> [Collected data]:
____
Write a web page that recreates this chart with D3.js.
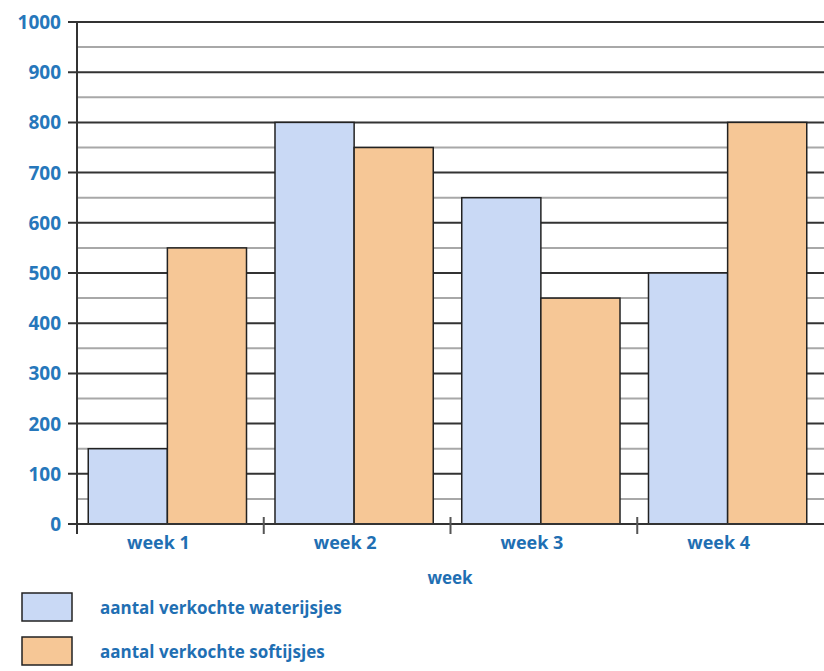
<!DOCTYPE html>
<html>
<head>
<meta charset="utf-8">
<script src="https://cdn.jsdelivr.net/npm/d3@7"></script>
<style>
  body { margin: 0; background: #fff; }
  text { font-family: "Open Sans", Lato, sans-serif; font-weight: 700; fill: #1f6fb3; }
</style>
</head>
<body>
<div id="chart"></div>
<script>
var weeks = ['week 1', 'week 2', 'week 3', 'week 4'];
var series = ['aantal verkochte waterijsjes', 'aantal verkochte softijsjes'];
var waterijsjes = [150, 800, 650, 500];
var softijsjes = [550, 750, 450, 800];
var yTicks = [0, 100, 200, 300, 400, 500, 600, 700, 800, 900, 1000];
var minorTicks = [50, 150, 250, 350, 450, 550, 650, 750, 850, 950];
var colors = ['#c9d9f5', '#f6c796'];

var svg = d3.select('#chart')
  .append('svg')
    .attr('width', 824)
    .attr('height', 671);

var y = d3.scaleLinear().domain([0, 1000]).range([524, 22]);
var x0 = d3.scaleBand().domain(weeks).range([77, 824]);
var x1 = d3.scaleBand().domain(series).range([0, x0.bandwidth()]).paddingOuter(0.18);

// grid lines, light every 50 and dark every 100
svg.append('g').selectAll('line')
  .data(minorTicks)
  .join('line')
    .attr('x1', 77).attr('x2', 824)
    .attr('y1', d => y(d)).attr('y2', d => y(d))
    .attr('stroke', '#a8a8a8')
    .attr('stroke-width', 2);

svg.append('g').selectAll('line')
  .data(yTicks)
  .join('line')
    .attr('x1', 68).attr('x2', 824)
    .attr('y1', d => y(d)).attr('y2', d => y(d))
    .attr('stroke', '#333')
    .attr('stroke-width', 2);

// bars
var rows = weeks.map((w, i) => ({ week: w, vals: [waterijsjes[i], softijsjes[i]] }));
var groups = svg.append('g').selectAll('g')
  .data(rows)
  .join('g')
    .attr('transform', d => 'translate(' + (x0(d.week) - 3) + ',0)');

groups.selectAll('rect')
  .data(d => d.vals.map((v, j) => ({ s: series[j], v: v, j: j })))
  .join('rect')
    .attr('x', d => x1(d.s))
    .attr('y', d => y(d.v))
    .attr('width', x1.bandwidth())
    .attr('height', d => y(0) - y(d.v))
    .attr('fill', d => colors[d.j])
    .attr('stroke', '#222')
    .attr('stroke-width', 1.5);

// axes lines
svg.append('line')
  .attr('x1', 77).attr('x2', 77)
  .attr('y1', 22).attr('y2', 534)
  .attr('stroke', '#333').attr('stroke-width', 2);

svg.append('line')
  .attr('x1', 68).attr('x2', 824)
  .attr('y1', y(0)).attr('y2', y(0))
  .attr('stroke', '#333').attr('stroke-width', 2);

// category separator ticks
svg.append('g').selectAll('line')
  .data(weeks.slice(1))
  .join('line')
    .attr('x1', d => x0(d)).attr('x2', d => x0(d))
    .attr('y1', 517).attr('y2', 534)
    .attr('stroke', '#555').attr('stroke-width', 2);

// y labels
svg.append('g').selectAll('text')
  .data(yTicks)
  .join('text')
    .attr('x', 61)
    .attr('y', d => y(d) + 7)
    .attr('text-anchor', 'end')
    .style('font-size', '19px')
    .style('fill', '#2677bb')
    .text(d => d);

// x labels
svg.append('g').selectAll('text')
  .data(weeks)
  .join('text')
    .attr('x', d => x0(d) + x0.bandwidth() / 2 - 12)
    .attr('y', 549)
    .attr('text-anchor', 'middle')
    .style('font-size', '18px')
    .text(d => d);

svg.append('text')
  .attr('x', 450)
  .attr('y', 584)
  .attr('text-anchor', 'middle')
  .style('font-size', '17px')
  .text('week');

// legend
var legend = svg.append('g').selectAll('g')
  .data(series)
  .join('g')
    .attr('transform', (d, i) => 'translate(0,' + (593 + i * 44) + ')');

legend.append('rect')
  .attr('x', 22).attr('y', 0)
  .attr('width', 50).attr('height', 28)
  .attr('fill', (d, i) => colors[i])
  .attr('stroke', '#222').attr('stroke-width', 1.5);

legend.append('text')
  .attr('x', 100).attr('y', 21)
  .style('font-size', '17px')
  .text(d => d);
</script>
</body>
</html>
____
> [Instruction]:
Transcribe the full listing character for character. Pictures are excluded.

> [Complete response]:
Write a web page that recreates this chart with D3.js.
<!DOCTYPE html>
<html>
<head>
<meta charset="utf-8">
<script src="https://cdn.jsdelivr.net/npm/d3@7"></script>
<style>
  body { margin: 0; background: #fff; }
  text { font-family: "Open Sans", Lato, sans-serif; font-weight: 700; fill: #1f6fb3; }
</style>
</head>
<body>
<div id="chart"></div>
<script>
var weeks = ['week 1', 'week 2', 'week 3', 'week 4'];
var series = ['aantal verkochte waterijsjes', 'aantal verkochte softijsjes'];
var waterijsjes = [150, 800, 650, 500];
var softijsjes = [550, 750, 450, 800];
var yTicks = [0, 100, 200, 300, 400, 500, 600, 700, 800, 900, 1000];
var minorTicks = [50, 150, 250, 350, 450, 550, 650, 750, 850, 950];
var colors = ['#c9d9f5', '#f6c796'];

var svg = d3.select('#chart')
  .append('svg')
    .attr('width', 824)
    .attr('height', 671);

var y = d3.scaleLinear().domain([0, 1000]).range([524, 22]);
var x0 = d3.scaleBand().domain(weeks).range([77, 824]);
var x1 = d3.scaleBand().domain(series).range([0, x0.bandwidth()]).paddingOuter(0.18);

// grid lines, light every 50 and dark every 100
svg.append('g').selectAll('line')
  .data(minorTicks)
  .join('line')
    .attr('x1', 77).attr('x2', 824)
    .attr('y1', d => y(d)).attr('y2', d => y(d))
    .attr('stroke', '#a8a8a8')
    .attr('stroke-width', 2);

svg.append('g').selectAll('line')
  .data(yTicks)
  .join('line')
    .attr('x1', 68).attr('x2', 824)
    .attr('y1', d => y(d)).attr('y2', d => y(d))
    .attr('stroke', '#333')
    .attr('stroke-width', 2);

// bars
var rows = weeks.map((w, i) => ({ week: w, vals: [waterijsjes[i], softijsjes[i]] }));
var groups = svg.append('g').selectAll('g')
  .data(rows)
  .join('g')
    .attr('transform', d => 'translate(' + (x0(d.week) - 3) + ',0)');

groups.selectAll('rect')
  .data(d => d.vals.map((v, j) => ({ s: series[j], v: v, j: j })))
  .join('rect')
    .attr('x', d => x1(d.s))
    .attr('y', d => y(d.v))
    .attr('width', x1.bandwidth())
    .attr('height', d => y(0) - y(d.v))
    .attr('fill', d => colors[d.j])
    .attr('stroke', '#222')
    .attr('stroke-width', 1.5);

// axes lines
svg.append('line')
  .attr('x1', 77).attr('x2', 77)
  .attr('y1', 22).attr('y2', 534)
  .attr('stroke', '#333').attr('stroke-width', 2);

svg.append('line')
  .attr('x1', 68).attr('x2', 824)
  .attr('y1', y(0)).attr('y2', y(0))
  .attr('stroke', '#333').attr('stroke-width', 2);

// category separator ticks
svg.append('g').selectAll('line')
  .data(weeks.slice(1))
  .join('line')
    .attr('x1', d => x0(d)).attr('x2', d => x0(d))
    .attr('y1', 517).attr('y2', 534)
    .attr('stroke', '#555').attr('stroke-width', 2);

// y labels
svg.append('g').selectAll('text')
  .data(yTicks)
  .join('text')
    .attr('x', 61)
    .attr('y', d => y(d) + 7)
    .attr('text-anchor', 'end')
    .style('font-size', '19px')
    .style('fill', '#2677bb')
    .text(d => d);

// x labels
svg.append('g').selectAll('text')
  .data(weeks)
  .join('text')
    .attr('x', d => x0(d) + x0.bandwidth() / 2 - 12)
    .attr('y', 549)
    .attr('text-anchor', 'middle')
    .style('font-size', '18px')
    .text(d => d);

svg.append('text')
  .attr('x', 450)
  .attr('y', 584)
  .attr('text-anchor', 'middle')
  .style('font-size', '17px')
  .text('week');

// legend
var legend = svg.append('g').selectAll('g')
  .data(series)
  .join('g')
    .attr('transform', (d, i) => 'translate(0,' + (593 + i * 44) + ')');

legend.append('rect')
  .attr('x', 22).attr('y', 0)
  .attr('width', 50).attr('height', 28)
  .attr('fill', (d, i) => colors[i])
  .attr('stroke', '#222').attr('stroke-width', 1.5);

legend.append('text')
  .attr('x', 100).attr('y', 21)
  .style('font-size', '17px')
  .text(d => d);
</script>
</body>
</html>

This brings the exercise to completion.